THE PROBLEM:
Starting at the first line of the entries below, restate each line exactly until you reach the line with "import seaborn as sns", and print that one too. Leave the pictures out and stop there.

[Source records]

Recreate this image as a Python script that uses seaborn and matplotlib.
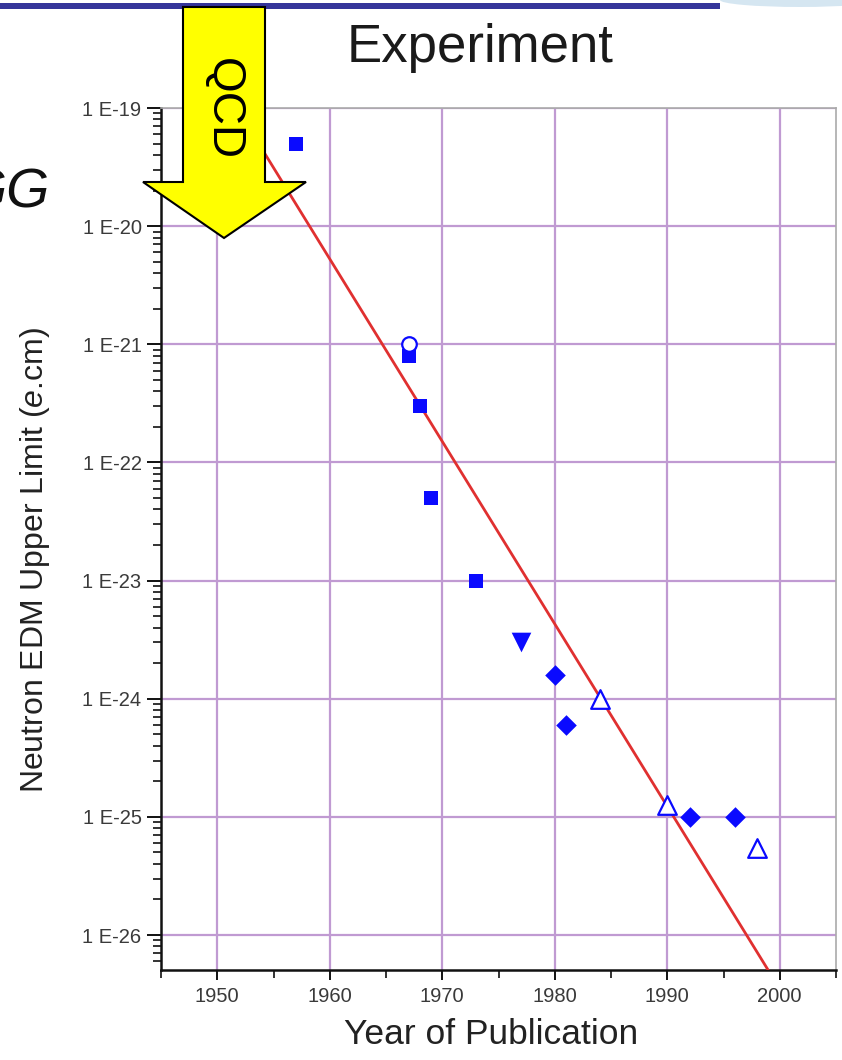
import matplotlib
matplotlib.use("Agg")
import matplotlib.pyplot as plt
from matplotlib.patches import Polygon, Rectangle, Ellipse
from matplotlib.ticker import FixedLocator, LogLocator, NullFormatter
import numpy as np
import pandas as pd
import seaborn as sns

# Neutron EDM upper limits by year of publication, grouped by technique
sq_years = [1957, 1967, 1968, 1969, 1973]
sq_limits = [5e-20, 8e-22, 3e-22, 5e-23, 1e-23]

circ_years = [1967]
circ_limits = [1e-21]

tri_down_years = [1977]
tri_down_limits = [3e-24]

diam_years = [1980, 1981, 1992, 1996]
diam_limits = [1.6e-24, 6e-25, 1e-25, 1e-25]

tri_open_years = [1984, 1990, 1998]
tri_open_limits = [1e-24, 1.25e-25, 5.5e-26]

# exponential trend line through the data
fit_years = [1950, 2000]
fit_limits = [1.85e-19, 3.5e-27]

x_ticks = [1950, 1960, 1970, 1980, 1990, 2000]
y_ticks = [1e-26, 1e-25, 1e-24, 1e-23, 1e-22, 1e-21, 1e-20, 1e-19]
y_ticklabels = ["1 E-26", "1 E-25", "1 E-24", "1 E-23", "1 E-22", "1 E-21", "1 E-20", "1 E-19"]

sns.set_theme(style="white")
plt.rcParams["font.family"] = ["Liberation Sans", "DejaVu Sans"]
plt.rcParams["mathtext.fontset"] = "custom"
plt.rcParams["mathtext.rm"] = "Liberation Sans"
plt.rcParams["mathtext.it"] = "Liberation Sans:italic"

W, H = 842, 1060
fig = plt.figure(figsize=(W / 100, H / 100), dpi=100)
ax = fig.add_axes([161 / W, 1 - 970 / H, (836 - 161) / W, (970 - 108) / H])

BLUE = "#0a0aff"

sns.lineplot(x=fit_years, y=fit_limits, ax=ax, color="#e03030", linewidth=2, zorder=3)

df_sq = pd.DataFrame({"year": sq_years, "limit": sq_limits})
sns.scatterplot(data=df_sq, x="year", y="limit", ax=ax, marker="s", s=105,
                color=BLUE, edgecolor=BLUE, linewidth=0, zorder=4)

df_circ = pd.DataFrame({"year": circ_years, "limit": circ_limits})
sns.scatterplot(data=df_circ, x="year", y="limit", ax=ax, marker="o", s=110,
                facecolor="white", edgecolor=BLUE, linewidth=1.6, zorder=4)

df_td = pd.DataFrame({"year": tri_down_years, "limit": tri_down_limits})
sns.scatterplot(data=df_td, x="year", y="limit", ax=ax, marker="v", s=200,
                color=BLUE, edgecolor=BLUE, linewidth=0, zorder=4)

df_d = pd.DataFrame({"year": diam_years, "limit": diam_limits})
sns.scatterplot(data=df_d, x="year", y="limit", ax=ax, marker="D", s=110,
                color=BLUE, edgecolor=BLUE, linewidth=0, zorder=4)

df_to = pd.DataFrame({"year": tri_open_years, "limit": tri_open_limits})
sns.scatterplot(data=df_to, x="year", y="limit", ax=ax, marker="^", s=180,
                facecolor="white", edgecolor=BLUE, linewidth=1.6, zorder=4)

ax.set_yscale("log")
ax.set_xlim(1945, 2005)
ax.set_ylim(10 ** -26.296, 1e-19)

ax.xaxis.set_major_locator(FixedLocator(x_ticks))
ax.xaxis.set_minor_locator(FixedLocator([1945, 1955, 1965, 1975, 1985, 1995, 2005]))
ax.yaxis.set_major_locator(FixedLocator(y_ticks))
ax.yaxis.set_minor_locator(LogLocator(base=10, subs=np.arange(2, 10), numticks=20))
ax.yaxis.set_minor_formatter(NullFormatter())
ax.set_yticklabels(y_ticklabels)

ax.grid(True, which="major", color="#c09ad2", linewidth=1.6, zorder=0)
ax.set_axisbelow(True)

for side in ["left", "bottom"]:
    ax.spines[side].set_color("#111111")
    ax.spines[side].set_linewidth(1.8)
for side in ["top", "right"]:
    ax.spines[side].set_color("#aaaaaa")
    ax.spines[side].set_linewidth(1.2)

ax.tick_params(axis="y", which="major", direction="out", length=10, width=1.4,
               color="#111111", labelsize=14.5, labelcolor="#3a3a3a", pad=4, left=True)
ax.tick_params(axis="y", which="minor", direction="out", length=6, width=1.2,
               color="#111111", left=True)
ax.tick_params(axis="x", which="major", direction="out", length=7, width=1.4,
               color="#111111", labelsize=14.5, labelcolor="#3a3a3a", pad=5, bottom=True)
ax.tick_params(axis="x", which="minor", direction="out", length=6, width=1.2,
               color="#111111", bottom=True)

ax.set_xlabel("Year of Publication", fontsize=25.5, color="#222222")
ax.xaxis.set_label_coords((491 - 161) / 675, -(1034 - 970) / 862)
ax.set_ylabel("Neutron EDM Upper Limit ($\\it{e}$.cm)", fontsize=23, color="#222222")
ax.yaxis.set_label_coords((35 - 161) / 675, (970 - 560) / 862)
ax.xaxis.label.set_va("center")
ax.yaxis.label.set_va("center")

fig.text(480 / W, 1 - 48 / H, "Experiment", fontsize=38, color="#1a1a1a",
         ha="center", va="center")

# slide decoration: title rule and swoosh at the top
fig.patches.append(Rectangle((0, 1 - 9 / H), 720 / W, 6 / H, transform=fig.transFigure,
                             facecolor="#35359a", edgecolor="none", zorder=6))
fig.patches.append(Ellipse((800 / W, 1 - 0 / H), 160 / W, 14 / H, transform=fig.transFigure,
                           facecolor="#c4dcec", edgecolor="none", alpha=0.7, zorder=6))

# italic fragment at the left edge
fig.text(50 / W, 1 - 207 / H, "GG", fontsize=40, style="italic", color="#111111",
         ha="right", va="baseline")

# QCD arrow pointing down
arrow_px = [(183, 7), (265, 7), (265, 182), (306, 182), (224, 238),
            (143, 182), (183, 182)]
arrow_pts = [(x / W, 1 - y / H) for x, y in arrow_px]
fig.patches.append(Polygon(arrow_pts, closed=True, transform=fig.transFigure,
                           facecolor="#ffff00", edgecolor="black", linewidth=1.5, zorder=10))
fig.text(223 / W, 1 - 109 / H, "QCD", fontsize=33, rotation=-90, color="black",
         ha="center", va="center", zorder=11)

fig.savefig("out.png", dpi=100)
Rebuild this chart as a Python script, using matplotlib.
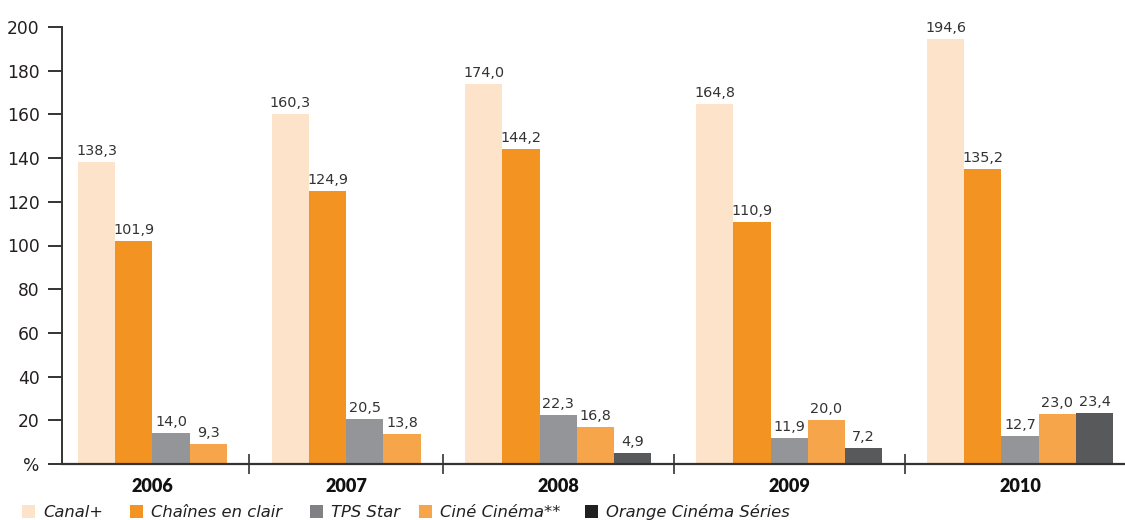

FULL SOLUTION:
Recreate this image as a Python script that uses seaborn and matplotlib.
import matplotlib
matplotlib.use("Agg")
import matplotlib.pyplot as plt
from matplotlib.patches import Polygon, Rectangle, Ellipse
from matplotlib.ticker import FixedLocator, LogLocator, NullFormatter
import numpy as np
import pandas as pd
import seaborn as sns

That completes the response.